Written task
In the listing that follows, locate the line containing "Write the matplotlib code for this chart." and the line containing "121, 124, 129, 134, 140, 143, 143]". Retype exactly those two lines and every line between them, and nothing more.

Extracted data
Begin

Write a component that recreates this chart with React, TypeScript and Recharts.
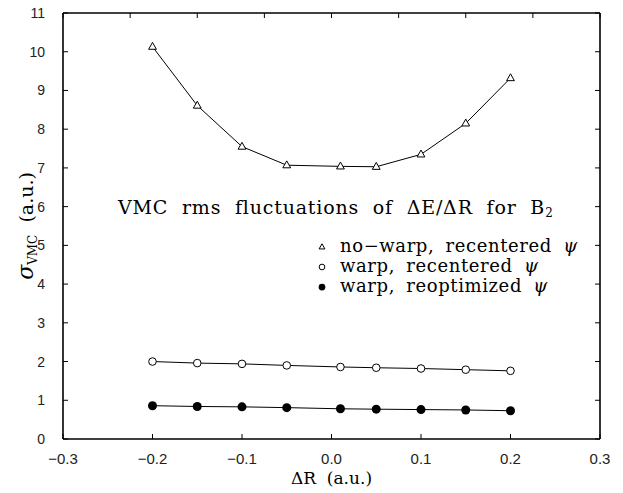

End
Begin

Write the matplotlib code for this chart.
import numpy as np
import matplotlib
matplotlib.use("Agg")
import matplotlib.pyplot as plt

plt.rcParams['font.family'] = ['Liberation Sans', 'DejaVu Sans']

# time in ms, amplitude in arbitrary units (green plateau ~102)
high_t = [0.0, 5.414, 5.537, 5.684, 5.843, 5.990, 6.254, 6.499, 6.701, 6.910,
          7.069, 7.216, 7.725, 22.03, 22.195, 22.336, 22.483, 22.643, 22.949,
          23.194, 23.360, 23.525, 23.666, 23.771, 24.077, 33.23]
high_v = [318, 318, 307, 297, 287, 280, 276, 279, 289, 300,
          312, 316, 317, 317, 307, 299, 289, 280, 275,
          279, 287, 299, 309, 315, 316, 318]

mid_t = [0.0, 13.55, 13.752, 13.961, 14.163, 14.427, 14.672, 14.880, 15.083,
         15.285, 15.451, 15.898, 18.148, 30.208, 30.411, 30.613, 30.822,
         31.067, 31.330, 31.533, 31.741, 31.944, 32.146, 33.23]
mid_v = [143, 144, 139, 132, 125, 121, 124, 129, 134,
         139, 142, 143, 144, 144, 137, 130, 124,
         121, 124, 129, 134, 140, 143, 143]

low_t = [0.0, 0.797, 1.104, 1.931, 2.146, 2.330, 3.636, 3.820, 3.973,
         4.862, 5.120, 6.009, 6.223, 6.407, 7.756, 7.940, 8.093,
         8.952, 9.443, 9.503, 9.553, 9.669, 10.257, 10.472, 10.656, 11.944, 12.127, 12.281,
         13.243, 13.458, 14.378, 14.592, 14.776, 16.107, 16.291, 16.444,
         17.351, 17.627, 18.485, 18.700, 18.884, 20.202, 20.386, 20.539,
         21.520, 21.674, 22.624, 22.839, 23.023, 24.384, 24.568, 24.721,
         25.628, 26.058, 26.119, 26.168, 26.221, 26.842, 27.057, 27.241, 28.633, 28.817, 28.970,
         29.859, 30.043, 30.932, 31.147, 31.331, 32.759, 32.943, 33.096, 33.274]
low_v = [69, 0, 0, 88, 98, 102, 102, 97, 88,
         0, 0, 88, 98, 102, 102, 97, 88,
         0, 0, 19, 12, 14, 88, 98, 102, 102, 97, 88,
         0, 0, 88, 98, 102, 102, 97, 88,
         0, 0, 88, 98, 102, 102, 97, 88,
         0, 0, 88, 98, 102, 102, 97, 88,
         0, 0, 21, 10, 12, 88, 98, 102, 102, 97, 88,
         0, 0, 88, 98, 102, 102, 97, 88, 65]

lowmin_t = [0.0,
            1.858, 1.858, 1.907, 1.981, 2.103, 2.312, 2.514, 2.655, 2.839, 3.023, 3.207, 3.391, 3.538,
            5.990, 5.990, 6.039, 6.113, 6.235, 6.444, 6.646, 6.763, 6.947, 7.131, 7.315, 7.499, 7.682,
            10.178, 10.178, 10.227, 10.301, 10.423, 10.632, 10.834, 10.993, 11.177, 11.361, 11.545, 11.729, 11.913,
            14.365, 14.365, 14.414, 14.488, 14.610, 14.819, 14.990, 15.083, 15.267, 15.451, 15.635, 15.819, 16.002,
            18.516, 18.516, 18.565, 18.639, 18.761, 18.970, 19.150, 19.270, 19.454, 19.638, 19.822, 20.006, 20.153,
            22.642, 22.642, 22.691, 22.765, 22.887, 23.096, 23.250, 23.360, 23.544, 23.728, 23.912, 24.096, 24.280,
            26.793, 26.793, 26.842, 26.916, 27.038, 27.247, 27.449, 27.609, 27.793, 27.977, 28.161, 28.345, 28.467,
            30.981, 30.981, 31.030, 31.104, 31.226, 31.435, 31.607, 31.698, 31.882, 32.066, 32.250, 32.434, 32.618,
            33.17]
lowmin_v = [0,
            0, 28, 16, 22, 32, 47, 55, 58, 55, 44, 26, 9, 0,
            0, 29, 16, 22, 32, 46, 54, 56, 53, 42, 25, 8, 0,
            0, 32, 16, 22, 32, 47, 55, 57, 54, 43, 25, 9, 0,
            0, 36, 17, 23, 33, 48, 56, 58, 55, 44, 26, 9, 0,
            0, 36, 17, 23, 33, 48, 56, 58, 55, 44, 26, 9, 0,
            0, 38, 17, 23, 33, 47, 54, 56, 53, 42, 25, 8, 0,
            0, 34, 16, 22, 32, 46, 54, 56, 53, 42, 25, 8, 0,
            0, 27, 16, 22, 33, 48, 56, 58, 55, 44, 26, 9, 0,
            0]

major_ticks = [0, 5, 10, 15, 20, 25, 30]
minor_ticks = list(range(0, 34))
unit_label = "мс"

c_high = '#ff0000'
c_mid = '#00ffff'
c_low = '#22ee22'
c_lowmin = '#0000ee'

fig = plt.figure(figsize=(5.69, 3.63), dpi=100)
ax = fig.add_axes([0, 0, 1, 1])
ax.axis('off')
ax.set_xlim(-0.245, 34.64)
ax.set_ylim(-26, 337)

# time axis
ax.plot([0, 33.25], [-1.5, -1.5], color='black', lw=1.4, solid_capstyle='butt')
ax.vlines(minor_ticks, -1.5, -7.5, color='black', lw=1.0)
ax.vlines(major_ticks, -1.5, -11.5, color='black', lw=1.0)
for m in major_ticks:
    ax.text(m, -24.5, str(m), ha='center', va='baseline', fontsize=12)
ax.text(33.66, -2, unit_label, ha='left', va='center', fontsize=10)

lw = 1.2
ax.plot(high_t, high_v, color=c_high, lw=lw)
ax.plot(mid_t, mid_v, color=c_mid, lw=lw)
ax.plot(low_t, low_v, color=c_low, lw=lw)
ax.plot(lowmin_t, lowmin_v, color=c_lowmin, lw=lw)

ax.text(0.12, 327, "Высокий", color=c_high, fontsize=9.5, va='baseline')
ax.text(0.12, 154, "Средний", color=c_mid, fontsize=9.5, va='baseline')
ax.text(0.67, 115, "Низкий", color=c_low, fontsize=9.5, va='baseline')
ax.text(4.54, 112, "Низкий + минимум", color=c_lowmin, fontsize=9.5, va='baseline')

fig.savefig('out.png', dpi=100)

End
Begin

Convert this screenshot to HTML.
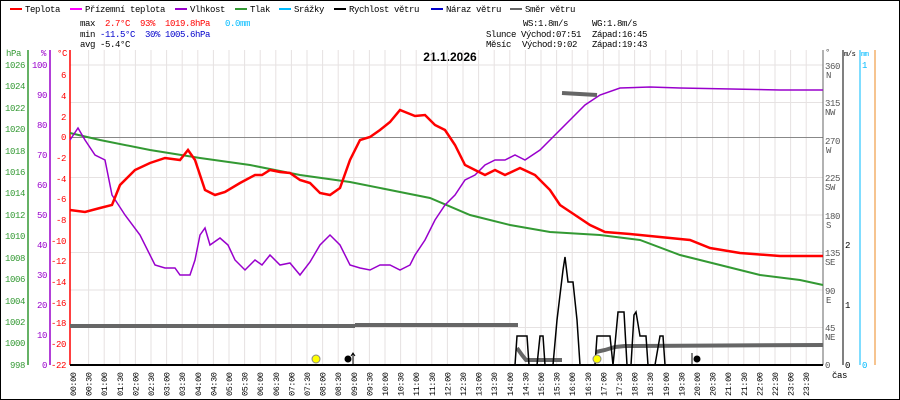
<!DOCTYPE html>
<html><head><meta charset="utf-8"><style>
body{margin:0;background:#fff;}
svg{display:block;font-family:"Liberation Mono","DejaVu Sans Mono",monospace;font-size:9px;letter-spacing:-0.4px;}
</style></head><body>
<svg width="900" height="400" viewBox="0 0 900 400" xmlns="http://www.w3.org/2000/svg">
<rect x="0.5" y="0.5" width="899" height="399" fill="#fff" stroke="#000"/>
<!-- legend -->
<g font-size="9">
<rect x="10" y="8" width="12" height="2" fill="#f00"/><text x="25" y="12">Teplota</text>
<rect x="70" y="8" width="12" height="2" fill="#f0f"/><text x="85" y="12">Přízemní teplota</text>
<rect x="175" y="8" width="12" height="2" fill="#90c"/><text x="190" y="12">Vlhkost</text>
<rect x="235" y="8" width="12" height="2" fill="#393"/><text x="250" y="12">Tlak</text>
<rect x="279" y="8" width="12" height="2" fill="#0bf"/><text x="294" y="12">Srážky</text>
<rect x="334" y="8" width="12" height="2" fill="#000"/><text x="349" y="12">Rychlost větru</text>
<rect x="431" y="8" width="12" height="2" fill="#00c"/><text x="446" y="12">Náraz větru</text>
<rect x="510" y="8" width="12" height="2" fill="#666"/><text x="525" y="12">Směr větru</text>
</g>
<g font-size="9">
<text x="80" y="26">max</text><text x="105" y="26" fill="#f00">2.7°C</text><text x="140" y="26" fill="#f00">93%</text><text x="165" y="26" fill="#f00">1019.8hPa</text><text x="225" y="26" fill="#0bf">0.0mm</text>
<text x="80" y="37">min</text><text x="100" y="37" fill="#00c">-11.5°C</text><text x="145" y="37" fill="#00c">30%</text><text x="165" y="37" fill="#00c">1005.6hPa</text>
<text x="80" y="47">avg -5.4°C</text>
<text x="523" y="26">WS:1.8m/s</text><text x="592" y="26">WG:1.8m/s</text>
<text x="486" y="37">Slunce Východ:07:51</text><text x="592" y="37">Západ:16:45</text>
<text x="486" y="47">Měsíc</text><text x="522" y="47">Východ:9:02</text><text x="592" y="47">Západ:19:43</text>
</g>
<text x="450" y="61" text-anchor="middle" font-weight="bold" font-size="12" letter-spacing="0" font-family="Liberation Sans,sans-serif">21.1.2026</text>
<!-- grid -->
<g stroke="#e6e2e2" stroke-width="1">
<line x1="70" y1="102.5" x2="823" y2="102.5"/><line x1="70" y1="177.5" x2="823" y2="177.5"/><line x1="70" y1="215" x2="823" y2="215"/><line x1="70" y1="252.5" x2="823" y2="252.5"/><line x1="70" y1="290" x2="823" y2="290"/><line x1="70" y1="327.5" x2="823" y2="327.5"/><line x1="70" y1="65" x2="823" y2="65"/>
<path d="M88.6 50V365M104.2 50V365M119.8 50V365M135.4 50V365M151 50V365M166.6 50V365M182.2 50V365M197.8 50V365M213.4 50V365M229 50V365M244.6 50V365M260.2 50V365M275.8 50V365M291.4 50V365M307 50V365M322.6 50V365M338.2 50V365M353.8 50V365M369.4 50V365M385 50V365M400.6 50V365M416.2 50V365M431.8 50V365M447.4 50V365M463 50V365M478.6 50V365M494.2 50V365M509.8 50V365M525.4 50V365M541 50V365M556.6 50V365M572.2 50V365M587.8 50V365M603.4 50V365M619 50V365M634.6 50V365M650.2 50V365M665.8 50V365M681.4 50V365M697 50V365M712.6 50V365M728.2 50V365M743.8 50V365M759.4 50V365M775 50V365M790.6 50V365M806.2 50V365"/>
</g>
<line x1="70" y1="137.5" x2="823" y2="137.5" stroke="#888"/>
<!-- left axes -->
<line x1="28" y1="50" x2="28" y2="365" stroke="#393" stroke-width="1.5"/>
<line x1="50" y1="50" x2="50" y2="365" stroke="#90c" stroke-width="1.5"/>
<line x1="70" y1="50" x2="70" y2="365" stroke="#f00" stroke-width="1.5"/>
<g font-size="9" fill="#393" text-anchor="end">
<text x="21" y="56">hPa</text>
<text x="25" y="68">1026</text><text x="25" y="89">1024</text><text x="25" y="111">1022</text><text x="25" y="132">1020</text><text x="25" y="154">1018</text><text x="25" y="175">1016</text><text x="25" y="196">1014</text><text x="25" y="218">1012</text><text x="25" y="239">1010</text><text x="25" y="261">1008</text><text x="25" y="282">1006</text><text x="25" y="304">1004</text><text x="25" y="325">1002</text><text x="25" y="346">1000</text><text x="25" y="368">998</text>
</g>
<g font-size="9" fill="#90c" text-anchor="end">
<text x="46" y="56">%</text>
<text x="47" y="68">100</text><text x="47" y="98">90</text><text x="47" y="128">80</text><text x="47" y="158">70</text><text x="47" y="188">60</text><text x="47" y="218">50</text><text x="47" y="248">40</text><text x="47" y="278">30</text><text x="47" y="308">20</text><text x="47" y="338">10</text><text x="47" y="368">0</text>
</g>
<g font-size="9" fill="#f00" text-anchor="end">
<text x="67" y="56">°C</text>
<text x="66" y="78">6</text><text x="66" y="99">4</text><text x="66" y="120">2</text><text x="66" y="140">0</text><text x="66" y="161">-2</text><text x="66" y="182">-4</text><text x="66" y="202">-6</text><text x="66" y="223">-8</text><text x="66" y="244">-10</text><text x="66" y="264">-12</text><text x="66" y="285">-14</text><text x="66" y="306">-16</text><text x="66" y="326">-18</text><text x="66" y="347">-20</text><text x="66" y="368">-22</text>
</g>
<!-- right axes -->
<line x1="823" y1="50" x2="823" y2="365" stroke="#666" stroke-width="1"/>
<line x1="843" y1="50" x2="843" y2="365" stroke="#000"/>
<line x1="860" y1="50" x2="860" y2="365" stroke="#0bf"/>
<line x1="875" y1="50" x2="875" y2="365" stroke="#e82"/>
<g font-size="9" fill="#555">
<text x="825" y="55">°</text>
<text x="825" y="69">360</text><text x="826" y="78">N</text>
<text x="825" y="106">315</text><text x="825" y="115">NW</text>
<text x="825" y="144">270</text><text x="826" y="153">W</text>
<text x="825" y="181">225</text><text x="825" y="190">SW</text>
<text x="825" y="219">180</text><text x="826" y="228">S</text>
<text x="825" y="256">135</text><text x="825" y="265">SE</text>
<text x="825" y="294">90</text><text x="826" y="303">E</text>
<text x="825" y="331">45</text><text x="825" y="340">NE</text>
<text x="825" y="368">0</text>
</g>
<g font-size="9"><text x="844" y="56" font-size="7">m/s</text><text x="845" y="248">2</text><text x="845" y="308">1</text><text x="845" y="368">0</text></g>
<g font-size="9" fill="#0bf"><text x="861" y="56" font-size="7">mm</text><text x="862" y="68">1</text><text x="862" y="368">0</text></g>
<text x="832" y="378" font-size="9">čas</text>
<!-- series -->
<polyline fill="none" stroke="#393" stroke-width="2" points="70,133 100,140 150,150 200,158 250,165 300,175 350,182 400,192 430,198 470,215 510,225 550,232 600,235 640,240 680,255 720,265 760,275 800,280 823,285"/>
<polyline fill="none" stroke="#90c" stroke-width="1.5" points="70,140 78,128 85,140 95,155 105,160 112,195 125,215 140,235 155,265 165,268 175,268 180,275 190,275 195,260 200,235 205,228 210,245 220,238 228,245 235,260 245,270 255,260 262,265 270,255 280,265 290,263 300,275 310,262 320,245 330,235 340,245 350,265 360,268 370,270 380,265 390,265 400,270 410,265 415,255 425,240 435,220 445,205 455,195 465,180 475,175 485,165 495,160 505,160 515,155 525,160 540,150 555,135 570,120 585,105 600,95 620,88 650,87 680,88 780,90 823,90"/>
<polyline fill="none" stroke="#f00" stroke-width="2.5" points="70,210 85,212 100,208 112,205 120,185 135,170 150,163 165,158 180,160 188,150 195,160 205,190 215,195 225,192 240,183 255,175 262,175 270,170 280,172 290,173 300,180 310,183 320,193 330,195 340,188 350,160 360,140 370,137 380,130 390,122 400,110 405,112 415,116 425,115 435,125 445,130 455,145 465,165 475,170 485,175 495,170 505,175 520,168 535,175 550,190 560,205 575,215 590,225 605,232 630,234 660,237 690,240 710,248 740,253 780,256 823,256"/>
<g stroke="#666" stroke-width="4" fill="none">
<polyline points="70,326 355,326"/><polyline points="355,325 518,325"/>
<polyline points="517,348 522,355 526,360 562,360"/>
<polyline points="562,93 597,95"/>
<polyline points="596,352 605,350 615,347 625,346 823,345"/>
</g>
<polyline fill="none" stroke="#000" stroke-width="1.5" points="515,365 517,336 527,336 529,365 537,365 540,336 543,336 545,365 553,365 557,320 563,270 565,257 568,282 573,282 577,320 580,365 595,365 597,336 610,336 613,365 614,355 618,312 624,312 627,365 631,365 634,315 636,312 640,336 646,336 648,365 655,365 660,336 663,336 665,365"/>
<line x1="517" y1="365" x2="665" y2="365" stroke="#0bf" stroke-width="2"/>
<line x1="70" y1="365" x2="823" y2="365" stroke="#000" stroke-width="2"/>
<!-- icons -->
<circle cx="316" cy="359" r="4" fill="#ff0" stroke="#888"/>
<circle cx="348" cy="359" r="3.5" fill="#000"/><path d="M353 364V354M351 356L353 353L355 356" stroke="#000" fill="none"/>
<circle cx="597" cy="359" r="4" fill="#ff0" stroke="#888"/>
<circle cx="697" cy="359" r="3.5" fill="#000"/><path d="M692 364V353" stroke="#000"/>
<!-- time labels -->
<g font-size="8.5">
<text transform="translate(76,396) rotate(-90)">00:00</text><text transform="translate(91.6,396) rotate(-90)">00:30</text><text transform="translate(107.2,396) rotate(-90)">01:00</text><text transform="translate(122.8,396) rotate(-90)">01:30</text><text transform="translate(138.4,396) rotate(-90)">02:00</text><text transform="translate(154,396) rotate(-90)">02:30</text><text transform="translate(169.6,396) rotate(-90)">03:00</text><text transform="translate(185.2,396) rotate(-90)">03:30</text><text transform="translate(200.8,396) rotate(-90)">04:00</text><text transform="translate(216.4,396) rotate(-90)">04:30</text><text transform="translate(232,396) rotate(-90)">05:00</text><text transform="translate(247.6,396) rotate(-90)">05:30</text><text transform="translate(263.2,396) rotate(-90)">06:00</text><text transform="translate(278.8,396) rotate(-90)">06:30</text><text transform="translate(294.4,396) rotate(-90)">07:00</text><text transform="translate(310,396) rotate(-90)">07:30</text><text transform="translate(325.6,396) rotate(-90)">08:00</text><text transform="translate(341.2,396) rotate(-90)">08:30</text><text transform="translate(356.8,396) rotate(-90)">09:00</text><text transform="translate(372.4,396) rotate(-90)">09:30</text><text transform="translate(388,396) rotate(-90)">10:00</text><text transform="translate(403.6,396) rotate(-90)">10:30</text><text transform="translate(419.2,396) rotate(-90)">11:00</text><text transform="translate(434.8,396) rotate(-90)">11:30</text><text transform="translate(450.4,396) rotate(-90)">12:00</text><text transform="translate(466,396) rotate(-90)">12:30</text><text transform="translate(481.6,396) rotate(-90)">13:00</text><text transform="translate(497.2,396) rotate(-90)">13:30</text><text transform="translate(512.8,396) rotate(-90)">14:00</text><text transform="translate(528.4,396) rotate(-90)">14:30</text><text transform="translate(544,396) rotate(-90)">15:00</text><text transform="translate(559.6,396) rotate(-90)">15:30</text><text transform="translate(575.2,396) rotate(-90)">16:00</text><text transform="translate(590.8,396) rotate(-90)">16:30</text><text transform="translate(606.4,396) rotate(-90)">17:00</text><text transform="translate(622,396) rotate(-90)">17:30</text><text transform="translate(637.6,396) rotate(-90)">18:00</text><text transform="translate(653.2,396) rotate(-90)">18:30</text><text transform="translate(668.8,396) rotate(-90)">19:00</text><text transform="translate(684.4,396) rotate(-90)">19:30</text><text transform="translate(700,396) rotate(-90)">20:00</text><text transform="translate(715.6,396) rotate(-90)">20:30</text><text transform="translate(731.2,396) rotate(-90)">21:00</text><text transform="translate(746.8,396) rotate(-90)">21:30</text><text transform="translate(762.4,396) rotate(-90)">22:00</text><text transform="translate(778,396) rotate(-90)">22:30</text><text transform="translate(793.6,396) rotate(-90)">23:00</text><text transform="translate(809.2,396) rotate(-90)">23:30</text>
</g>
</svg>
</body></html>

End

Correct answer
Write the matplotlib code for this chart.
import numpy as np
import matplotlib
matplotlib.use("Agg")
import matplotlib.pyplot as plt

plt.rcParams['font.family'] = ['Liberation Sans', 'DejaVu Sans']

# time in ms, amplitude in arbitrary units (green plateau ~102)
high_t = [0.0, 5.414, 5.537, 5.684, 5.843, 5.990, 6.254, 6.499, 6.701, 6.910,
          7.069, 7.216, 7.725, 22.03, 22.195, 22.336, 22.483, 22.643, 22.949,
          23.194, 23.360, 23.525, 23.666, 23.771, 24.077, 33.23]
high_v = [318, 318, 307, 297, 287, 280, 276, 279, 289, 300,
          312, 316, 317, 317, 307, 299, 289, 280, 275,
          279, 287, 299, 309, 315, 316, 318]

mid_t = [0.0, 13.55, 13.752, 13.961, 14.163, 14.427, 14.672, 14.880, 15.083,
         15.285, 15.451, 15.898, 18.148, 30.208, 30.411, 30.613, 30.822,
         31.067, 31.330, 31.533, 31.741, 31.944, 32.146, 33.23]
mid_v = [143, 144, 139, 132, 125, 121, 124, 129, 134,
         139, 142, 143, 144, 144, 137, 130, 124,
         121, 124, 129, 134, 140, 143, 143]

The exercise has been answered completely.